The damage caused by the fire of 1532, together with the ongoing fire risk posed by the building’s wooden structure, led to the decision to rebuild it in Istrian stone. The commission was entrusted to Jacopo Sansovino, who began work in 1537 and completed it in 1547.
The original structure consisted of a single storey, characterised by rusticated masonry at ground level and a Doric order above. The building encloses a large internal courtyard, onto which open thirty rusticated arches, giving access to forges, workshops, and storerooms.
At the centre of the courtyard stood a monumental well designed by Sansovino, surmounted by a statue of Apollo holding gilded rods, executed by Danese Cattaneo (now preserved in the courtyard of Ca’ Pesaro).
In 1558, it was decided to add a further storey in the Ionic order; the roof was covered with lead sheets.
When Vincenzo Scamozzi continued the construction of the Sansovino Library towards the Molo (the waterfront quay of St Mark’s), it became necessary to provide the Mint with a new entrance entrance that connected it to the portico and reflected the dignity of the institution it housed.
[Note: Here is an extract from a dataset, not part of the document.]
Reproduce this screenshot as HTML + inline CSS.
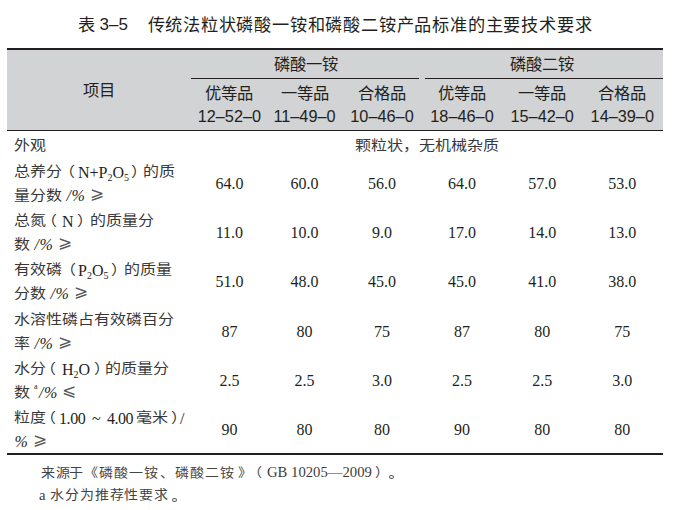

Scamozzi designed a passageway aligned with the seventeenth arch of Sansovino’s portico, leading to a severe portal flanked by two telamons. Two colossal figures by Gerolamo Campagna and Tiziano Aspetti were installed as symbolic guardians of the Mint.
An eighteenth-century coining press from the Mint’s original furnishings is still preserved and on display in the Orientation Office on the ground floor of the Library. On the first floor, a room houses the historic coffers of the Republic, made of wood reinforced with iron studs.
The Library’s reading room for printed materials is located in the courtyard of the Mint, which was roofed over in 1904 with a structure combining glass, concrete, and wood.
At the rear of the hall stands a statue of Francesco Petrarca by the sculptor Carlo Lorenzetti, commissioned by the City of Venice in 1904 to mark the sixth centenary of the poet’s birth and installed on 27 April 1905.
This space houses the distribution and loan services for printed materials, as well as the catalogue area for printed works.
The reading room for manuscripts and rare books, located on the ground floor towards the Bacino, was enriched during the conversion of the Mint into a library with ceiling decorations by the painter Luigi Pasinetti
At the centre is the Lion of St Mark, encircled by the names of the Librarians; a similar decorative scheme was executed in the adjacent large hall.
On the upper floor, the Bessarion Room features further pictorial decorations by Luigi Pasinetti, highlighting the names and coats of arms of the Library’s principal benefactors.
The nineteenth-century bookcases, commissioned in 1887 by the Library’s prefect Carlo Castellani for the installation of a permanent exhibition of Venetian typography in a room of the Doge’s Palace, were adapted to fit the walls of this space.
The room was inaugurated by Margherita of Savoy, an event commemorated by the plaque placed above the entrance.